In his speech, a video of which will soon be available on the Hillsdale College website, Moore provides many examples of great works of literature that are being removed from school curriculum around the country because of the Common Core.

Plato, Hans Christian Andersen and Benjamin Franklin cannot be found in Common Core readings, for instance. When students do read some of the great works of literature, they tend to be excerpts rather than complete works, supplemented with modern commentary on the works. The great works of literature are also being replaced by "informational texts" and recent articles written by journalists.

For one example, Moore found a lesson on Mary Shelley's Frankenstein. In that lesson, students are not asked to actually read Frankenstein. Rather, they read three and half pages of Shelley writing about what it was like to write Frankenstein. Then they read five pages from a modern author writing about scary stories, with no mention of Frankenstein. Then they read five and a half pages of a script from a Saturday Night Live skit about Frankenstein.

In that skit, Frankenstein's monster calls everyone a "fascist." The teacher's manual tells the teacher to explain the word "fascist" to the class and how the word has come to refer to any "right wing extremist group."

The purpose of education, according to the Common Core, is "college and career readiness" and "21st century literacy" for a "global economy."

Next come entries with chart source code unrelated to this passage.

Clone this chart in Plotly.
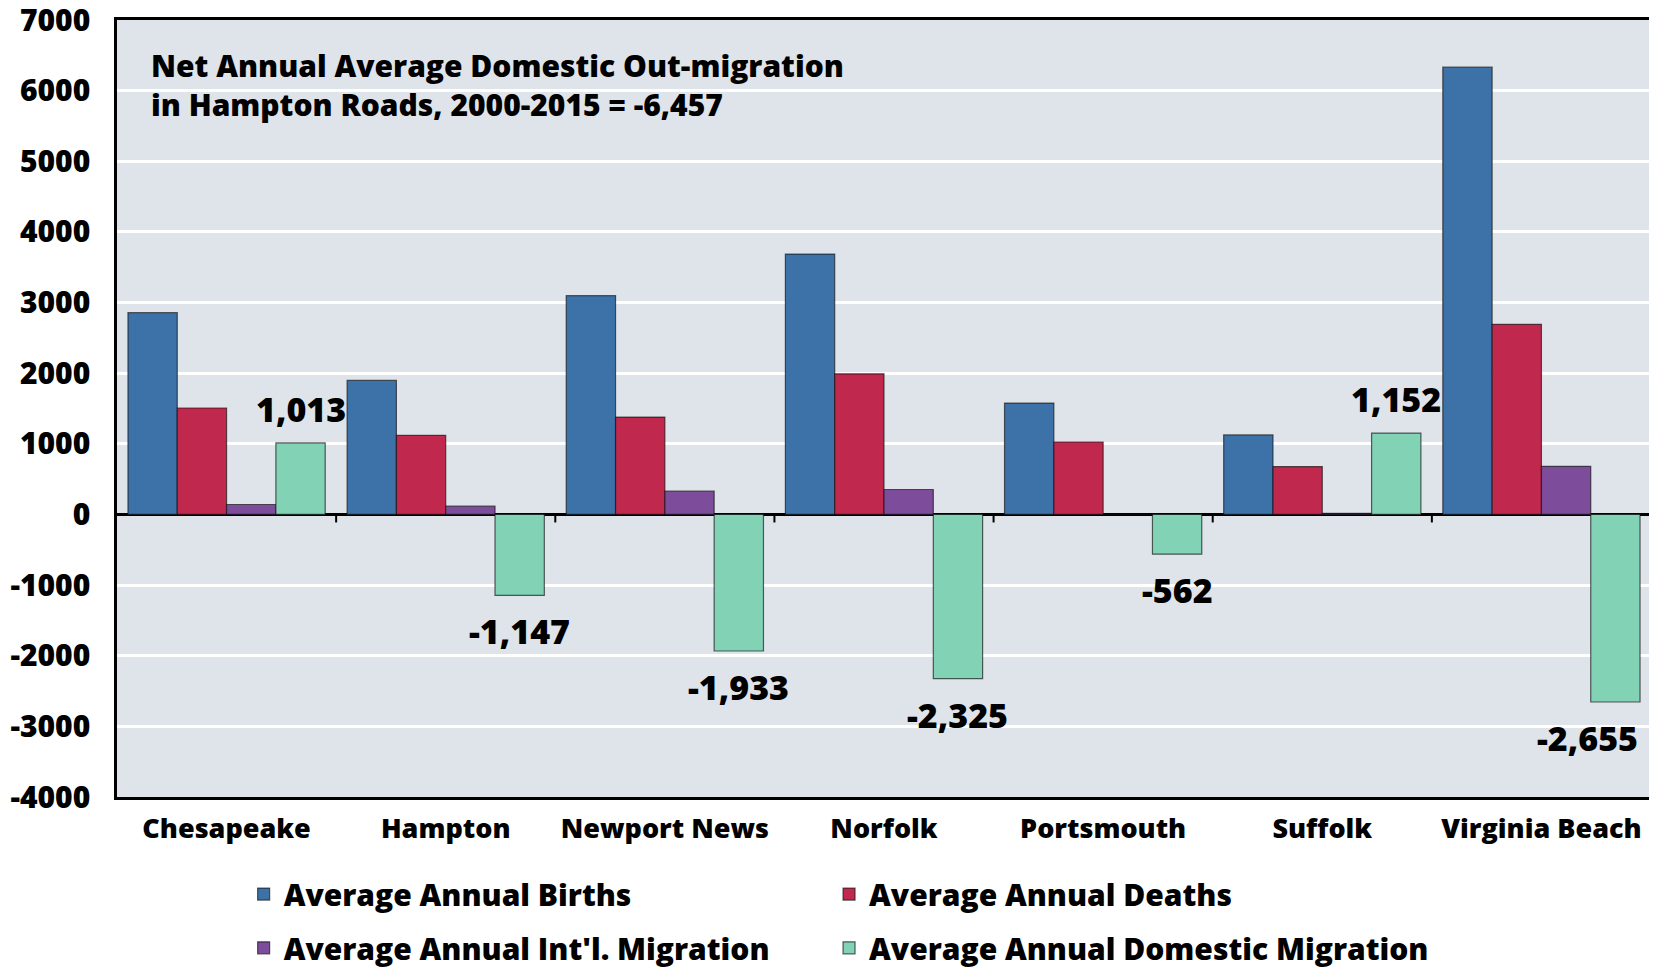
import plotly.graph_objects as go

categories = ["Chesapeake", "Hampton", "Newport News", "Norfolk", "Portsmouth", "Suffolk", "Virginia Beach"]
births = [2857, 1897, 3097, 3686, 1577, 1126, 6332]
deaths = [1507, 1120, 1379, 1991, 1026, 678, 2692]
intl_migration = [141, 117, 329, 353, 0, 15, 682]
domestic_migration = [1013, -1147, -1933, -2325, -562, 1152, -2655]

series_names = ["Average Annual Births", "Average Annual Deaths",
                "Average Annual Int'l. Migration", "Average Annual Domestic Migration"]
series_values = [births, deaths, intl_migration, domestic_migration]
colors = ["#3D72A8", "#C0284D", "#7D4C9B", "#82D2B5"]
legend_ids = ["legend", "legend2", "legend3", "legend4"]

y_tickvals = [-4000, -3000, -2000, -1000, 0, 1000, 2000, 3000, 4000, 5000, 6000, 7000]
y_ticktext = ["-4000", "-3000", "-2000", "-1000", "0", "1000", "2000", "3000", "4000", "5000", "6000", "7000"]

title_text = "Net Annual Average Domestic Out-migration<br>in Hampton Roads, 2000-2015 = -6,457"

FONT = "'Open Sans', Lato, 'DejaVu Sans', sans-serif"
W = 800
BARGAP = 0.1

fig = go.Figure()
for name, vals, col, lg in zip(series_names, series_values, colors, legend_ids):
    fig.add_trace(go.Bar(
        x=categories, y=vals, name=name, legend=lg,
        marker=dict(color=col, line=dict(color="rgba(15,15,15,0.65)", width=1.2)),
    ))

# data labels for domestic migration
n_series = len(series_values)
bar_w = (1 - BARGAP) / n_series
offset = -(1 - BARGAP) / 2 + bar_w * (n_series - 0.5)
label_xshift = [0, 0, 0, 0, 0, 0, -28]
for i, v in enumerate(domestic_migration):
    fig.add_annotation(
        x=i + offset, y=v, xref="x", yref="y",
        text=f"{v:,}", showarrow=False,
        yshift=34 if v > 0 else -36, xshift=label_xshift[i],
        font=dict(family=FONT, size=34, color="black", weight=W),
    )

fig.add_annotation(
    x=0.0209, y=0.9163, xref="paper", yref="paper", xanchor="left", yanchor="middle",
    text=title_text, showarrow=False, align="left",
    font=dict(family=FONT, size=30, color="black", weight=W),
)

# small tick marks at category boundaries, hanging below the zero line
for i in range(1, len(categories)):
    fig.add_shape(type="line", xref="x", yref="y", x0=i - 0.5, x1=i - 0.5,
                  ysizemode="pixel", yanchor=0, y0=0, y1=-8,
                  line=dict(color="black", width=2))

legend_style = dict(orientation="h", xref="container", yref="container",
                    xanchor="left", yanchor="middle",
                    font=dict(size=30, weight=W), bgcolor="rgba(0,0,0,0)")
col_x = [0.1429, 0.4979]
row_y = [0.077, 0.021]

fig.update_layout(
    width=1649, height=960,
    margin=dict(l=109, r=6, t=12, b=171, autoexpand=False),
    paper_bgcolor="white", plot_bgcolor="#DEE4EA",
    barmode="group", bargap=BARGAP, bargroupgap=0,
    font=dict(family=FONT, color="black"),
    legend=dict(legend_style, x=col_x[0], y=row_y[0]),
    legend2=dict(legend_style, x=col_x[1], y=row_y[0]),
    legend3=dict(legend_style, x=col_x[0], y=row_y[1]),
    legend4=dict(legend_style, x=col_x[1], y=row_y[1]),
    showlegend=True,
)
fig.update_xaxes(
    automargin=False,
    showline=True, linecolor="black", linewidth=2.5, mirror=True,
    showgrid=False, ticks="", ticklabelstandoff=6,
    tickfont=dict(size=27, weight=W),
)
fig.update_yaxes(
    automargin=False, ticklabeloverflow="allow",
    range=[-4000, 7000], tickvals=y_tickvals, ticktext=y_ticktext,
    showline=True, linecolor="black", linewidth=2.5, mirror=True,
    showgrid=True, gridcolor="white", gridwidth=3,
    zeroline=True, zerolinecolor="black", zerolinewidth=3,
    ticks="", ticklabelstandoff=18,
    tickfont=dict(size=30, weight=W),
)

fig.write_html("out.html")
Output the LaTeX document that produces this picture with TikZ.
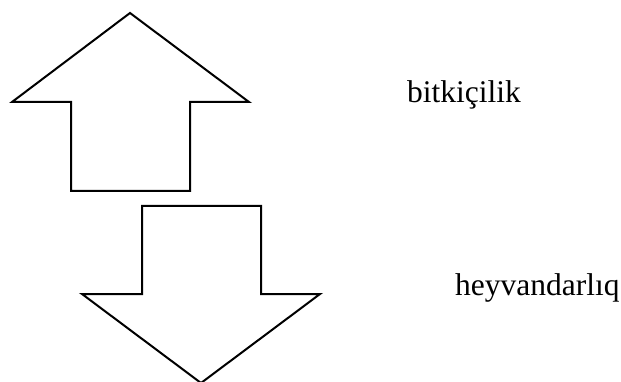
\documentclass[tikz,border=0pt]{standalone}
\usepackage{fontspec}
\setmainfont{Liberation Serif}
\begin{document}
\begin{tikzpicture}[x=1pt,y=-1pt,
  arrowshape/.style={draw=black,line width=2pt,line join=miter,fill=white},
  label/.style={font=\fontsize{31.5}{36}\selectfont,anchor=base west,inner sep=0pt}]
\useasboundingbox (0,0) rectangle (621,382);
\draw[arrowshape] (130,13) -- (249,102) -- (190,102) -- (190,191) -- (71,191) -- (71,102) -- (12,102) -- cycle;
\draw[arrowshape] (142,206) -- (261,206) -- (261,294) -- (320,294) -- (201,383) -- (82,294) -- (142,294) -- cycle;
\node[label] (t1) at (407,103) {bitkiçilik};
\node[label] (t2) at (455,295) {heyvandarlıq};
\end{tikzpicture}
\end{document}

Moore has a different view of education and believes the purposes advocated by Common Core are "insufficient, illiberal and covertly ideological."

"For almost 400 years in this country, and for over 2,000 in the history of the West," Moore said, "truth, knowledge, beauty and virtue were the aims of education."

With the understanding of beauty no longer a purpose of education, "art and music are dying a slow death in our schools."

Without the great works of literature, Moore continued, Americans will "not learn from literature the most important thing – how to be more human."

The Common Core's attempts to educate people for jobs fail to understand two important aspects of human nature, Moore added. First, "jobs do not make the human mind, the human mind makes jobs." And second, "children are human beings. They're not machines. The can be taught. They should not be programmed like machines."

One of the ways that the Common Core elevates modern articles from journalists above great works of literature, Moore explained, is through its use of "text complexity." A computer program is used to measure the complexity of readings. Readings that use much "jargon" are, therefore, rated higher that works that use more simple language.

The "text complexity" ratings gave John Steinbeck's Grapes of Wrath a second or third grade level because it was deemed not very complex. Meanwhile, a 2009 article from the New Yorker, a liberal publication, that was written about health care during the debate over passage of the Affordable Care Act, or "Obamacare," was given a high school level complexity rating because it used many complex words.

Paraphrasing Plato, Moore said, "Whoever controls ... the narrative controls the politics, the economics, the family, the ways of thinking and the ways of believing. ... The most impressionable people, of course, are the children. So, welcome to the world of the Common Core."